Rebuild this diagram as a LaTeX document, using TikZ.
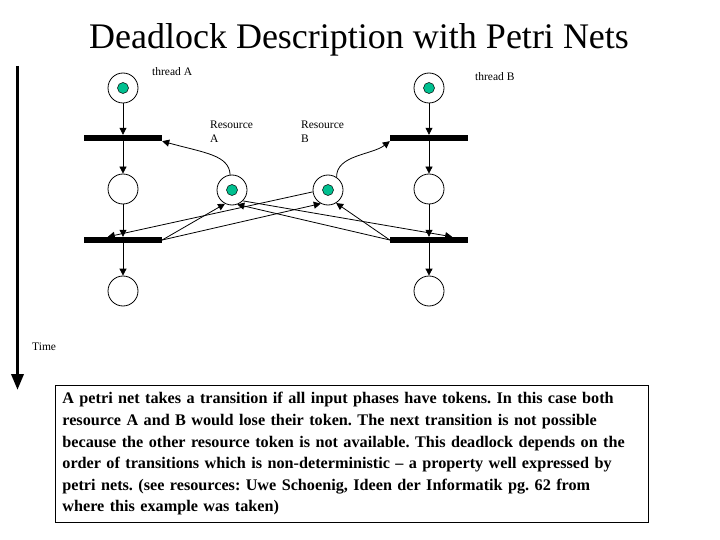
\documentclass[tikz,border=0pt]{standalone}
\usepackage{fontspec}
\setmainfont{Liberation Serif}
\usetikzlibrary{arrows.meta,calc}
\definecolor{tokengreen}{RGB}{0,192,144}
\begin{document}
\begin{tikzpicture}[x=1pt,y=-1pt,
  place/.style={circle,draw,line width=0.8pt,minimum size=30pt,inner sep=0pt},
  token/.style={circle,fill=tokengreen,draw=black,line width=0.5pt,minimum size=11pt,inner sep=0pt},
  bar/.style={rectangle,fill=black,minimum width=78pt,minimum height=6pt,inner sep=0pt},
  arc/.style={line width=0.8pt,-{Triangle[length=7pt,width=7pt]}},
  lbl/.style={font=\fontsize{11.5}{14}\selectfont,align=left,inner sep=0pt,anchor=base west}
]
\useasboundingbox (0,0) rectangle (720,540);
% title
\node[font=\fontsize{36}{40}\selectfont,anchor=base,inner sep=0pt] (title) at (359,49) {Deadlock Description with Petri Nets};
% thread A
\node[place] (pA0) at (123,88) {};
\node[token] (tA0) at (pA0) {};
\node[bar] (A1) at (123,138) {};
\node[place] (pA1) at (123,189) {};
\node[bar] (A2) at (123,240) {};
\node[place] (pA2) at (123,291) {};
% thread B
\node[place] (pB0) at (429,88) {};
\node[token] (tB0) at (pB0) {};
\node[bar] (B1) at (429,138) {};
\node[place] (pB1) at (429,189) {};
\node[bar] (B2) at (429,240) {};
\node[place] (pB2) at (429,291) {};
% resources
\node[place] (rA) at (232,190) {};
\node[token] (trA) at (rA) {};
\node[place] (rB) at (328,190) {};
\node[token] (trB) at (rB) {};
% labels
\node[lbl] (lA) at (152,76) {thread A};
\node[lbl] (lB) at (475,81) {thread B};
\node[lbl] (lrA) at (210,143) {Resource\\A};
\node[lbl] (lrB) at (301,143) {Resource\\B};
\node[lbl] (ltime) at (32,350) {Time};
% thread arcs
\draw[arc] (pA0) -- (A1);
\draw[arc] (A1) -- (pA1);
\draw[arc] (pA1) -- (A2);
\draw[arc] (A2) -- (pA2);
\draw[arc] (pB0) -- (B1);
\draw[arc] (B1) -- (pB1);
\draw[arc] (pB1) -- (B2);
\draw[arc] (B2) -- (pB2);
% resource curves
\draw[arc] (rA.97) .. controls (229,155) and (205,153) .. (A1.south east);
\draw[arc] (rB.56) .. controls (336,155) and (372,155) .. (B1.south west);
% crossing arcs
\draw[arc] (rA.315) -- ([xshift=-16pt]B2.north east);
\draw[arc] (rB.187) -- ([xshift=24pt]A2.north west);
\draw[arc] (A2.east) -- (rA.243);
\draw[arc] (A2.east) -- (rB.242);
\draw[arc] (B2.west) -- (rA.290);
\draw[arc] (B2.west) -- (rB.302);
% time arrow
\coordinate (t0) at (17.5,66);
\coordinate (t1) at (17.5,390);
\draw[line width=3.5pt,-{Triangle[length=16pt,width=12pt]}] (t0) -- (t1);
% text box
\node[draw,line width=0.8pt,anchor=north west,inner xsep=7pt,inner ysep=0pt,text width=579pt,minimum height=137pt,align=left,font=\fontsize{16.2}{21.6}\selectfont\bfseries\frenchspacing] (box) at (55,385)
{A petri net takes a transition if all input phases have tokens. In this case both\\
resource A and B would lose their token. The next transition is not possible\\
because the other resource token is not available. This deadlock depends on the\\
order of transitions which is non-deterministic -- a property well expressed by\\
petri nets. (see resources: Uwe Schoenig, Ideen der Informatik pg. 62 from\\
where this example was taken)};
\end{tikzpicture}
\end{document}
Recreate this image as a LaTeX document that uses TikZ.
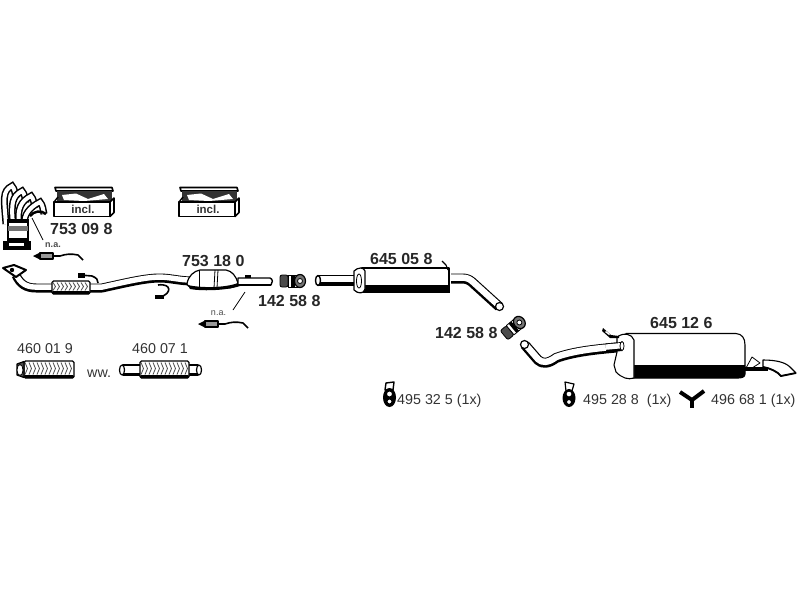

+++

Make a word-for-word copy of the entries, without any pictures.

Rebuild this diagram as a LaTeX document, using TikZ.
\documentclass[tikz,border=0pt]{standalone}
\usepackage{fontspec}
\setmainfont{Liberation Serif}
\usetikzlibrary{arrows.meta,calc}
\definecolor{tokengreen}{RGB}{0,192,144}
\begin{document}
\begin{tikzpicture}[x=1pt,y=-1pt,
  place/.style={circle,draw,line width=0.8pt,minimum size=30pt,inner sep=0pt},
  token/.style={circle,fill=tokengreen,draw=black,line width=0.5pt,minimum size=11pt,inner sep=0pt},
  bar/.style={rectangle,fill=black,minimum width=78pt,minimum height=6pt,inner sep=0pt},
  arc/.style={line width=0.8pt,-{Triangle[length=7pt,width=7pt]}},
  lbl/.style={font=\fontsize{11.5}{14}\selectfont,align=left,inner sep=0pt,anchor=base west}
]
\useasboundingbox (0,0) rectangle (720,540);
% title
\node[font=\fontsize{36}{40}\selectfont,anchor=base,inner sep=0pt] (title) at (359,49) {Deadlock Description with Petri Nets};
% thread A
\node[place] (pA0) at (123,88) {};
\node[token] (tA0) at (pA0) {};
\node[bar] (A1) at (123,138) {};
\node[place] (pA1) at (123,189) {};
\node[bar] (A2) at (123,240) {};
\node[place] (pA2) at (123,291) {};
% thread B
\node[place] (pB0) at (429,88) {};
\node[token] (tB0) at (pB0) {};
\node[bar] (B1) at (429,138) {};
\node[place] (pB1) at (429,189) {};
\node[bar] (B2) at (429,240) {};
\node[place] (pB2) at (429,291) {};
% resources
\node[place] (rA) at (232,190) {};
\node[token] (trA) at (rA) {};
\node[place] (rB) at (328,190) {};
\node[token] (trB) at (rB) {};
% labels
\node[lbl] (lA) at (152,76) {thread A};
\node[lbl] (lB) at (475,81) {thread B};
\node[lbl] (lrA) at (210,143) {Resource\\A};
\node[lbl] (lrB) at (301,143) {Resource\\B};
\node[lbl] (ltime) at (32,350) {Time};
% thread arcs
\draw[arc] (pA0) -- (A1);
\draw[arc] (A1) -- (pA1);
\draw[arc] (pA1) -- (A2);
\draw[arc] (A2) -- (pA2);
\draw[arc] (pB0) -- (B1);
\draw[arc] (B1) -- (pB1);
\draw[arc] (pB1) -- (B2);
\draw[arc] (B2) -- (pB2);
% resource curves
\draw[arc] (rA.97) .. controls (229,155) and (205,153) .. (A1.south east);
\draw[arc] (rB.56) .. controls (336,155) and (372,155) .. (B1.south west);
% crossing arcs
\draw[arc] (rA.315) -- ([xshift=-16pt]B2.north east);
\draw[arc] (rB.187) -- ([xshift=24pt]A2.north west);
\draw[arc] (A2.east) -- (rA.243);
\draw[arc] (A2.east) -- (rB.242);
\draw[arc] (B2.west) -- (rA.290);
\draw[arc] (B2.west) -- (rB.302);
% time arrow
\coordinate (t0) at (17.5,66);
\coordinate (t1) at (17.5,390);
\draw[line width=3.5pt,-{Triangle[length=16pt,width=12pt]}] (t0) -- (t1);
% text box
\node[draw,line width=0.8pt,anchor=north west,inner xsep=7pt,inner ysep=0pt,text width=579pt,minimum height=137pt,align=left,font=\fontsize{16.2}{21.6}\selectfont\bfseries\frenchspacing] (box) at (55,385)
{A petri net takes a transition if all input phases have tokens. In this case both\\
resource A and B would lose their token. The next transition is not possible\\
because the other resource token is not available. This deadlock depends on the\\
order of transitions which is non-deterministic -- a property well expressed by\\
petri nets. (see resources: Uwe Schoenig, Ideen der Informatik pg. 62 from\\
where this example was taken)};
\end{tikzpicture}
\end{document}
Recreate this image as a LaTeX document that uses TikZ.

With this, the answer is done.